— start —

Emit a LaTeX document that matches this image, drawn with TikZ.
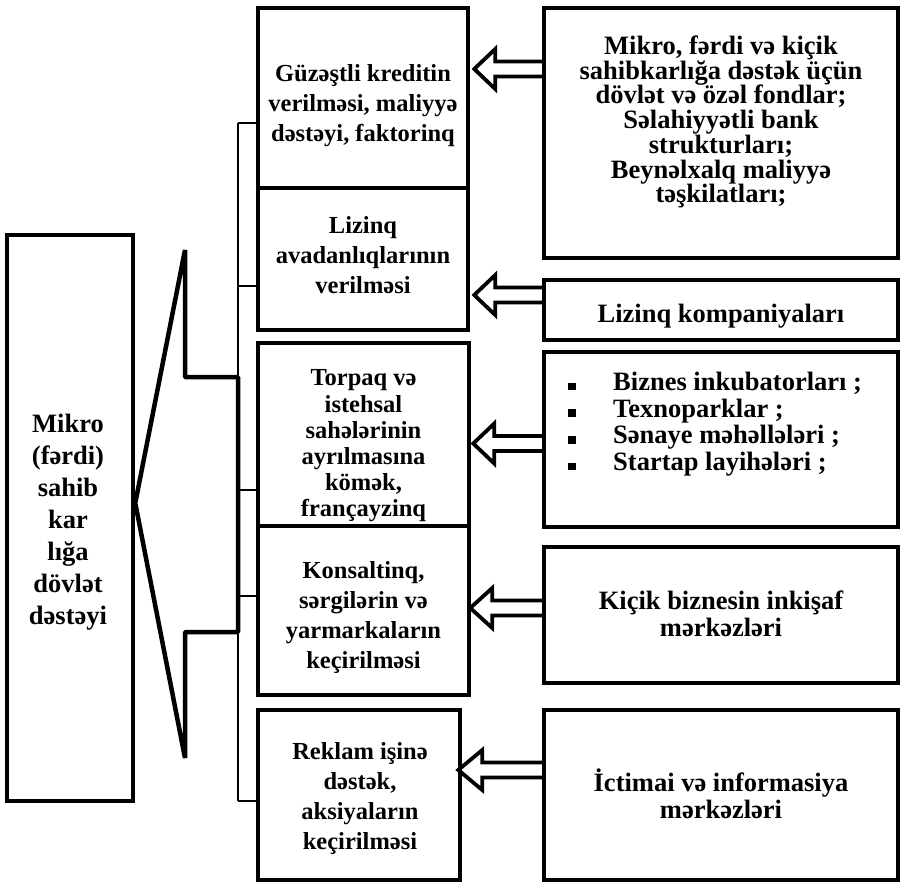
\documentclass[tikz,border=0pt]{standalone}
\usepackage{fontspec}
\setmainfont{Liberation Serif}
\usetikzlibrary{calc}
\newcommand\blkarrow[3]{% #1 tip coordinate, #2 source node, #3 head length
  \draw[blk] ($(#1 -| #2.west)+(0,-7.5)$) -- ($(#1)+(#3,-7.5)$) -- ($(#1)+(#3,-20)$) -- (#1) -- ($(#1)+(#3,20)$) -- ($(#1)+(#3,7.5)$) -- ($(#1 -| #2.west)+(0,7.5)$);}
\newcommand\sqb{\makebox[45pt][l]{\rule[0.3pt]{8pt}{7.5pt}}}
\begin{document}
\begin{tikzpicture}[x=1pt,y=-1pt,
  box/.style={draw=black, line width=4.5pt, rectangle, inner sep=0pt},
  mtxt/.style={align=center, inner sep=0pt, font=\bfseries\fontsize{24.5}{30}\selectfont},
  rtxt/.style={align=center, inner sep=0pt, font=\bfseries\fontsize{26.5}{26.7}\selectfont},
  thinline/.style={line width=1.3pt},
  callout/.style={line width=4.5pt, line join=bevel},
  blk/.style={line width=3.8pt, line join=miter},
]
\useasboundingbox (0,0) rectangle (901,884);

% left box
\node[box, minimum width=126pt, minimum height=566pt] (L) at (70,518) {};
\node[rtxt, font=\bfseries\fontsize{26.5}{32}\selectfont] (Lt) at (68,522) {Mikro\\(fərdi)\\sahib\\kar\\lığa\\dövlət\\dəstəyi};

% callout
\coordinate (cv) at (L.east |- 0,503);
\draw[callout] (185,250) -- (185,377) -- (238,377) -- (238,632) -- (185,632) -- (185,758) -- (cv) -- cycle;

% middle boxes
\node[box, minimum width=210pt, minimum height=180pt] (M1) at (363,98) {};
\node[box, minimum width=210pt, minimum height=142pt] (M2) at (363,259) {};
\node[box, minimum width=211pt, minimum height=183pt] (M3) at (363.5,434.5) {};
\node[box, minimum width=211pt, minimum height=169pt] (M4) at (363.5,610.5) {};
\node[box, minimum width=202pt, minimum height=170pt] (M5) at (359,795) {};

\node[mtxt] (M1t) at (363,106) {Güzəştli kreditin\\verilməsi, maliyyə\\dəstəyi, faktorinq};
\node[mtxt] (M2t) at (363,255) {Lizinq\\avadanlıqlarının\\verilməsi};
\node[mtxt, font=\bfseries\fontsize{24.5}{26.2}\selectfont] (M3t) at (363.5,446) {Torpaq və\\istehsal\\sahələrinin\\ayrılmasına\\kömək,\\françayzinq};
\node[mtxt] (M4t) at (363.5,618) {Konsaltinq,\\sərgilərin və\\yarmarkaların\\keçirilməsi};
\node[mtxt] (M5t) at (360,799) {Reklam işinə\\dəstək,\\aksiyaların\\keçirilməsi};

% right boxes
\node[box, minimum width=354pt, minimum height=250pt] (R1) at (721,133) {};
\node[box, minimum width=354pt, minimum height=60pt] (R2) at (721,310) {};
\node[box, minimum width=354pt, minimum height=175pt] (R3) at (721,439.5) {};
\node[box, minimum width=354pt, minimum height=136pt] (R4) at (721,615) {};
\node[box, minimum width=354pt, minimum height=170pt] (R5) at (721,795) {};

\node[rtxt, font=\bfseries\fontsize{26.5}{24.7}\selectfont] (R1t) at (721,122) {Mikro, fərdi və kiçik\\sahibkarlığa dəstək üçün\\dövlət və özəl fondlar;\\Səlahiyyətli bank\\strukturları;\\Beynəlxalq maliyyə\\təşkilatları;};
\node[rtxt] (R2t) at (721,316) {Lizinq kompaniyaları};
\node[rtxt, align=left, anchor=west] (R3t) at (568,424.3) {\sqb Biznes inkubatorları ;\\\sqb Texnoparklar ;\\\sqb Sənaye məhəllələri ;\\\sqb Startap layihələri ;};
\node[rtxt] (R4t) at (721,614) {Kiçik biznesin inkişaf\\mərkəzləri};
\node[rtxt, font=\bfseries\fontsize{26.5}{27}\selectfont] (R5t) at (721,794) {İctimai və informasiya\\mərkəzləri};

% tree connectors
\coordinate (t1) at (238,123);
\coordinate (t2) at (238,286);
\coordinate (t3) at (238,490);
\coordinate (t4) at (238,596);
\coordinate (t5) at (238,801);
\draw[thinline] (t1) -- (t5);
\draw[thinline] (t1) -- (t1 -| M1.west);
\draw[thinline] (t2) -- (t2 -| M2.west);
\draw[thinline] (t3) -- (t3 -| M3.west);
\draw[thinline] (t4) -- (t4 -| M4.west);
\draw[thinline] (t5) -- (t5 -| M5.west);

% block arrows
\coordinate (a1) at ($(M1.east |- 0,69)+(4,0)$);
\coordinate (a2) at ($(M2.east |- 0,295)+(4,0)$);
\coordinate (a3) at ($(M3.east |- 0,443.5)+(2,0)$);
\coordinate (a4) at ($(M4.east |- 0,608)+(-1,0)$);
\coordinate (a5) at ($(M5.east |- 0,770)+(-4,0)$);
\blkarrow{a1}{R1}{21}
\blkarrow{a2}{R2}{21}
\blkarrow{a3}{R3}{21}
\blkarrow{a4}{R4}{22}
\blkarrow{a5}{R5}{24}
\end{tikzpicture}
\end{document}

— end —

*Exercise requirements*: Restate the full listing verbatim and drop every picture.

*Task result*:
Emit a LaTeX document that matches this image, drawn with TikZ.
\documentclass[tikz,border=0pt]{standalone}
\usepackage{fontspec}
\setmainfont{Liberation Serif}
\usetikzlibrary{calc}
\newcommand\blkarrow[3]{% #1 tip coordinate, #2 source node, #3 head length
  \draw[blk] ($(#1 -| #2.west)+(0,-7.5)$) -- ($(#1)+(#3,-7.5)$) -- ($(#1)+(#3,-20)$) -- (#1) -- ($(#1)+(#3,20)$) -- ($(#1)+(#3,7.5)$) -- ($(#1 -| #2.west)+(0,7.5)$);}
\newcommand\sqb{\makebox[45pt][l]{\rule[0.3pt]{8pt}{7.5pt}}}
\begin{document}
\begin{tikzpicture}[x=1pt,y=-1pt,
  box/.style={draw=black, line width=4.5pt, rectangle, inner sep=0pt},
  mtxt/.style={align=center, inner sep=0pt, font=\bfseries\fontsize{24.5}{30}\selectfont},
  rtxt/.style={align=center, inner sep=0pt, font=\bfseries\fontsize{26.5}{26.7}\selectfont},
  thinline/.style={line width=1.3pt},
  callout/.style={line width=4.5pt, line join=bevel},
  blk/.style={line width=3.8pt, line join=miter},
]
\useasboundingbox (0,0) rectangle (901,884);

% left box
\node[box, minimum width=126pt, minimum height=566pt] (L) at (70,518) {};
\node[rtxt, font=\bfseries\fontsize{26.5}{32}\selectfont] (Lt) at (68,522) {Mikro\\(fərdi)\\sahib\\kar\\lığa\\dövlət\\dəstəyi};

% callout
\coordinate (cv) at (L.east |- 0,503);
\draw[callout] (185,250) -- (185,377) -- (238,377) -- (238,632) -- (185,632) -- (185,758) -- (cv) -- cycle;

% middle boxes
\node[box, minimum width=210pt, minimum height=180pt] (M1) at (363,98) {};
\node[box, minimum width=210pt, minimum height=142pt] (M2) at (363,259) {};
\node[box, minimum width=211pt, minimum height=183pt] (M3) at (363.5,434.5) {};
\node[box, minimum width=211pt, minimum height=169pt] (M4) at (363.5,610.5) {};
\node[box, minimum width=202pt, minimum height=170pt] (M5) at (359,795) {};

\node[mtxt] (M1t) at (363,106) {Güzəştli kreditin\\verilməsi, maliyyə\\dəstəyi, faktorinq};
\node[mtxt] (M2t) at (363,255) {Lizinq\\avadanlıqlarının\\verilməsi};
\node[mtxt, font=\bfseries\fontsize{24.5}{26.2}\selectfont] (M3t) at (363.5,446) {Torpaq və\\istehsal\\sahələrinin\\ayrılmasına\\kömək,\\françayzinq};
\node[mtxt] (M4t) at (363.5,618) {Konsaltinq,\\sərgilərin və\\yarmarkaların\\keçirilməsi};
\node[mtxt] (M5t) at (360,799) {Reklam işinə\\dəstək,\\aksiyaların\\keçirilməsi};

% right boxes
\node[box, minimum width=354pt, minimum height=250pt] (R1) at (721,133) {};
\node[box, minimum width=354pt, minimum height=60pt] (R2) at (721,310) {};
\node[box, minimum width=354pt, minimum height=175pt] (R3) at (721,439.5) {};
\node[box, minimum width=354pt, minimum height=136pt] (R4) at (721,615) {};
\node[box, minimum width=354pt, minimum height=170pt] (R5) at (721,795) {};

\node[rtxt, font=\bfseries\fontsize{26.5}{24.7}\selectfont] (R1t) at (721,122) {Mikro, fərdi və kiçik\\sahibkarlığa dəstək üçün\\dövlət və özəl fondlar;\\Səlahiyyətli bank\\strukturları;\\Beynəlxalq maliyyə\\təşkilatları;};
\node[rtxt] (R2t) at (721,316) {Lizinq kompaniyaları};
\node[rtxt, align=left, anchor=west] (R3t) at (568,424.3) {\sqb Biznes inkubatorları ;\\\sqb Texnoparklar ;\\\sqb Sənaye məhəllələri ;\\\sqb Startap layihələri ;};
\node[rtxt] (R4t) at (721,614) {Kiçik biznesin inkişaf\\mərkəzləri};
\node[rtxt, font=\bfseries\fontsize{26.5}{27}\selectfont] (R5t) at (721,794) {İctimai və informasiya\\mərkəzləri};

% tree connectors
\coordinate (t1) at (238,123);
\coordinate (t2) at (238,286);
\coordinate (t3) at (238,490);
\coordinate (t4) at (238,596);
\coordinate (t5) at (238,801);
\draw[thinline] (t1) -- (t5);
\draw[thinline] (t1) -- (t1 -| M1.west);
\draw[thinline] (t2) -- (t2 -| M2.west);
\draw[thinline] (t3) -- (t3 -| M3.west);
\draw[thinline] (t4) -- (t4 -| M4.west);
\draw[thinline] (t5) -- (t5 -| M5.west);

% block arrows
\coordinate (a1) at ($(M1.east |- 0,69)+(4,0)$);
\coordinate (a2) at ($(M2.east |- 0,295)+(4,0)$);
\coordinate (a3) at ($(M3.east |- 0,443.5)+(2,0)$);
\coordinate (a4) at ($(M4.east |- 0,608)+(-1,0)$);
\coordinate (a5) at ($(M5.east |- 0,770)+(-4,0)$);
\blkarrow{a1}{R1}{21}
\blkarrow{a2}{R2}{21}
\blkarrow{a3}{R3}{21}
\blkarrow{a4}{R4}{22}
\blkarrow{a5}{R5}{24}
\end{tikzpicture}
\end{document}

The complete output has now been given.